Of course, when making decisions about how to spend one's time and plan for the future, another factor is introduced, which is the illusion of permanence (or lack thereof). Consider Achilles, for example, who sacrifices a long, peaceful life in this world for the illusion of being immortalized by achieving kleos (glory) through martyrdom and having his story live on in perpetuity (encapsulated in Homer's _Iliad_, of course). If Achilles hadn't believed that he could attain a sort of permanence by attaining kleos, he probably would have made much more rational decisions and thereby experienced much less suffering.

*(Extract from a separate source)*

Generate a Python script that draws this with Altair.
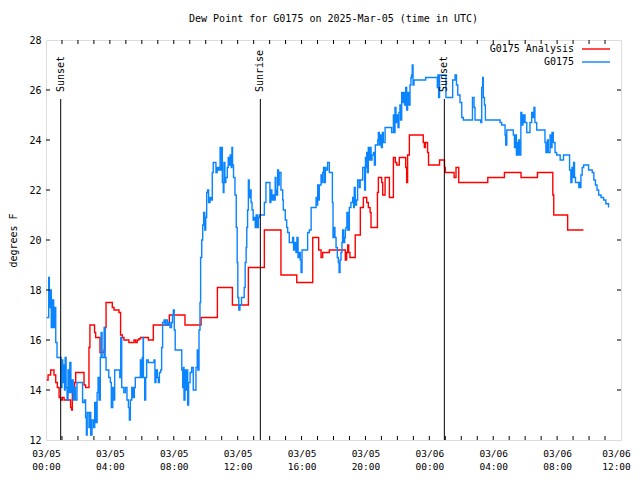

Of course, he would have had to use his reasoning mind to make such decisions--just as you and I do--and would have been capable of error just as you and I are. If McLeod means to imply that when we are perfectly present we have infallible intuition--and in the spirit of generosity, I don't think he does--then he is surely mistaken, but if he is instead implying that increased presence breeds better decisions, then his conclusion is right on.
What about the suggestion that you should "go about your day as if you are dead and everything you experience is like a dream" (121)? This certainly seems to contradict the Objectivist conception of reality. First, however, it is important to note that he is suggesting a psychological practice, not an ontological principle--note the use of the phrases "as if" and "is like." Second, note that the point here is not that our minds create reality, but that our minds create the *experience* of reality. From this perspective, consider again what McLeod has to say about this issue: "The practice of going about our day as if we were dead is very powerful. We learn that we can function effectively in the world without depending on the framework of 'I' and 'other.' The power of reactive emotions and social conditioning is greatly reduced. We realize that life consists purely of what we experience in each moment, nothing more and nothing less. We realize that because we are caught up in emotional reaction about what happened in the past or might happen in the future, we habitually pay little attention to what we actually experience" (122).
DISCUSSION
What do you think McLeod means by, "Be present in the moment, and you will know what to do" (113). Do you think it's true?
Is it true that everything changes? Does this principle contradict Objectivist principles? Is this a metaphysical absolute or a psychologically useful perspective on existence?
Should we really live as though we could die in the next instant? How is it possible to be fully present in this moment while still planning for the future?
Should we really live as though we are dead or dreaming? Does the idea that all we have is our own experience conflict with the Objectivist metaphysics?